In an effort to help address the issue of retirement plan leakage, the Department of Labor has approved the Retirement Clearinghouse’s request for relief from ERISA’s prohibited transaction restrictions to receive fees in relation to its pioneering auto-portability program.
The DOL’s Employee Benefits Security Administration on July 30 granted a five-year exemption permitting the Retirement Clearinghouse (RCH) to receive certain fees in connection with the transfer under the firm’s RCH Program of an individual’s default IRA or eligible mandatory distribution account (EMDA) assets to the individual’s new plan account without the individual’s affirmative consent.
Among other things, the RCH Program seeks to help eliminate duplicative fees and reduce retirement savings leakage by providing individuals who are changing jobs with a way to transfer retirement assets from their prior employers’ plans to their new employers’ plans. The program also helps identify when an individual with a default IRA or EMDA has opened a new plan account with his or her current employer. To do all of this, the program features “locate and match” technology that coordinates among multiple recordkeeper systems.
Participating plan sponsors can designate RCH or a participating recordkeeper to be the plan’s default IRA provider for automatic rollovers of mandatory distributions and for distributions from terminated DC plans. Then assets will be transferred from an EMDA to an RCH default IRA and then to a new plan account, or from a non-RCH default IRA to an RCH default IRA and then to a new plan account, after the individual has given consent or failed to respond to specified notifications within a certain time period.
Relief under the exemption is solely available for the payment by a default IRA of a transfer fee and a communication fee to RCH in connection with the transfer of $5,000 or less, with a limited exception, to a new plan account.
2018 Advisory Opinion
In response to RCH’s request, the DOL issued an advisory opinion (AO) in November 2018 clarifying that neither the plan sponsor of the former employer nor the new employer would be considered a fiduciary in connection with a decision to transfer the individual’s default IRA into the new employer’s plan, nor would have any involvement or responsibility for the decision by individuals in that program to transfer those IRA assets into the plan of a new employer.
The AO further explains, however, that the decision by a plan sponsor/fiduciary to participate in the RCH Program is a fiduciary decision, and one that must be prudent and solely in the interest of plan participants and beneficiaries.

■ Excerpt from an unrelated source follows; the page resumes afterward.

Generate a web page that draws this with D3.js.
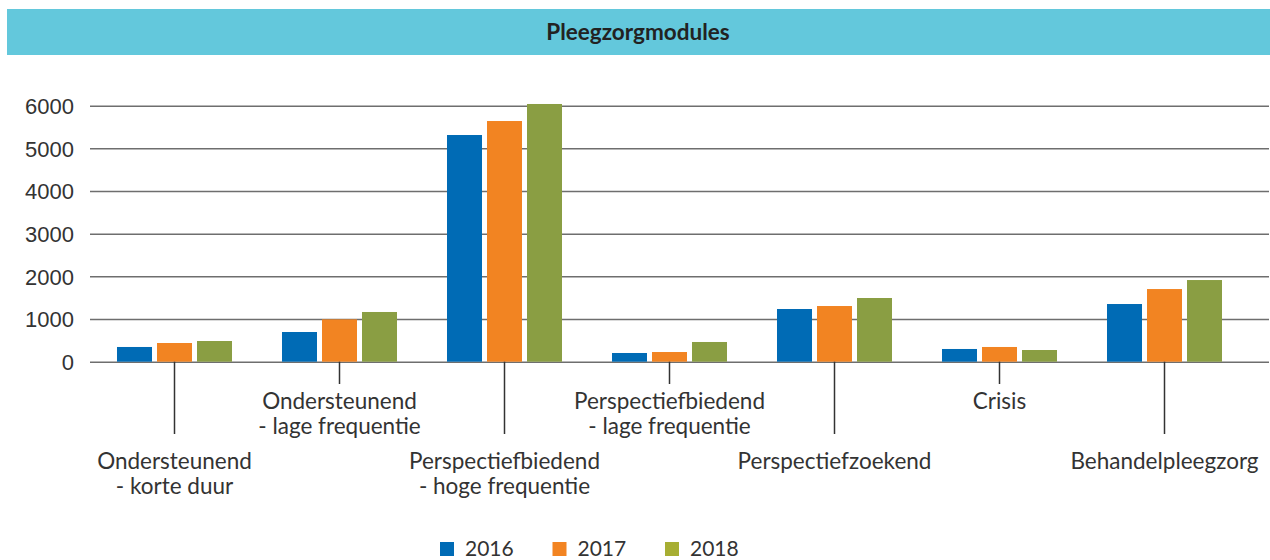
<!doctype html>
<html lang="en">
<head>
  <meta charset="utf-8">
  <title>Pleegzorgmodules</title>
  <style>
    body { margin: 0; background: #fff; }
    svg { display: block; font-family: Lato, "Open Sans", sans-serif; }
    .title { font-weight: 700; font-size: 22.5px; fill: #222; }
    .axis--y text { font-size: 22px; fill: #333; }
    .axis--y path { display: none; }
    .axis--y line { stroke: #6e6e6e; stroke-width: 1.5px; }
    .cat-label { font-size: 22.5px; fill: #333; }
    .cat-tick { stroke: #333; stroke-width: 1.5px; }
    .legend text { font-size: 21px; fill: #333; }
  </style>
</head>
<body>
  <div class="chart"></div>
  <script src="https://d3js.org/d3.v7.min.js"></script>
  <script>
    'use strict';

    // data
    const categories = [
      ['Ondersteunend', '- korte duur'],
      ['Ondersteunend', '- lage frequentie'],
      ['Perspectiefbiedend', '- hoge frequentie'],
      ['Perspectiefbiedend', '- lage frequentie'],
      ['Perspectiefzoekend'],
      ['Crisis'],
      ['Behandelpleegzorg']
    ];
    const years = ['2016', '2017', '2018'];
    const values2016 = [345, 696, 5313, 204, 1235, 298, 1352];
    const values2017 = [438, 993, 5641, 227, 1305, 345, 1703];
    const values2018 = [485, 1165, 6040, 462, 1493, 274, 1914];
    const yTicks = [0, 1000, 2000, 3000, 4000, 5000, 6000];
    const barColors = ['#006bb5', '#f28422', '#8a9e43'];
    const legendColors = ['#006bb5', '#f28422', '#a7ae33'];

    const seriesValues = [values2016, values2017, values2018];
    const catKeys = categories.map(c => c.join(' '));
    const rows = catKeys.map((k, i) => ({
      key: k,
      lines: categories[i],
      vals: years.map((y, j) => ({year: y, value: seriesValues[j][i]}))
    }));

    const W = 1270, H = 560;
    const svg = d3.select('.chart').append('svg')
      .attr('width', W)
      .attr('height', H);

    // title band
    svg.append('rect')
      .attr('x', 7).attr('y', 9)
      .attr('width', W - 7).attr('height', 46)
      .attr('fill', '#63c8dc');
    svg.append('text')
      .attr('class', 'title')
      .attr('x', 638).attr('y', 40)
      .attr('text-anchor', 'middle')
      .text('Pleegzorgmodules');

    const yScale = d3.scaleLinear()
      .domain([0, 6000])
      .range([361.7, 105.7]);

    const x0 = d3.scaleBand()
      .domain(catKeys)
      .range([92, 1247])
      .paddingInner(0.303)
      .paddingOuter(0.1515);

    const x1 = d3.scaleBand()
      .domain(years)
      .range([0, x0.bandwidth()])
      .paddingInner(0.125);

    const color = d3.scaleOrdinal().domain(years).range(barColors);

    // gridlines + y labels
    svg.append('g')
      .attr('class', 'axis axis--y')
      .attr('transform', 'translate(90,0)')
      .call(d3.axisLeft(yScale)
        .tickValues(yTicks)
        .tickFormat(d3.format('d'))
        .tickSize(-(1269 - 90))
        .tickPadding(16))
      .call(g => g.selectAll('.tick text').attr('dy', '0.36em'));

    // bars
    svg.append('g').selectAll('g')
      .data(rows)
      .join('g')
      .attr('transform', d => `translate(${x0(d.key)},0)`)
      .selectAll('rect')
      .data(d => d.vals)
      .join('rect')
      .attr('x', d => x1(d.year))
      .attr('y', d => yScale(d.value))
      .attr('width', x1.bandwidth())
      .attr('height', d => yScale(0) - yScale(d.value))
      .attr('fill', d => color(d.year));

    // category ticks and staggered labels
    const cats = svg.append('g').selectAll('g')
      .data(rows)
      .join('g')
      .attr('transform', d => `translate(${x0(d.key) + x0.bandwidth() / 2},0)`);

    cats.append('line')
      .attr('class', 'cat-tick')
      .attr('y1', yScale(0))
      .attr('y2', (d, i) => i % 2 === 0 ? 434 : 384);

    cats.append('text')
      .attr('class', 'cat-label')
      .attr('text-anchor', 'middle')
      .selectAll('tspan')
      .data((d, i) => d.lines.map((l, k) => ({l: l, y: (i % 2 === 0 ? 469 : 409) + k * 24.5})))
      .join('tspan')
      .attr('x', 0)
      .attr('y', d => d.y)
      .text(d => d.l);

    // legend
    const legendX = d3.scalePoint().domain(years).range([440, 665]);
    const legend = svg.append('g').attr('class', 'legend')
      .selectAll('g')
      .data(years)
      .join('g')
      .attr('transform', d => `translate(${legendX(d)},542)`);
    legend.append('rect')
      .attr('width', 14).attr('height', 14)
      .attr('fill', (d, i) => legendColors[i]);
    legend.append('text')
      .attr('x', 25).attr('y', 14)
      .text(d => d);
  </script>
</body>
</html>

How big of an effect will the program have? EBRI research from 2017 shows that system-wide adoption of auto-portability for all retirement balances could increase private-sector savings by nearly $2 trillion, and preventing leakage from smaller accounts alone would save $1.5 trillion.
Retirement Clearinghouse President and CEO Spencer Williams also previously stated that approximately 37% of job-changers cash out of their retirement accounts because they need the money, while the remaining 63% do so because it is “the easiest path available,” despite the early withdrawal penalty and taxes.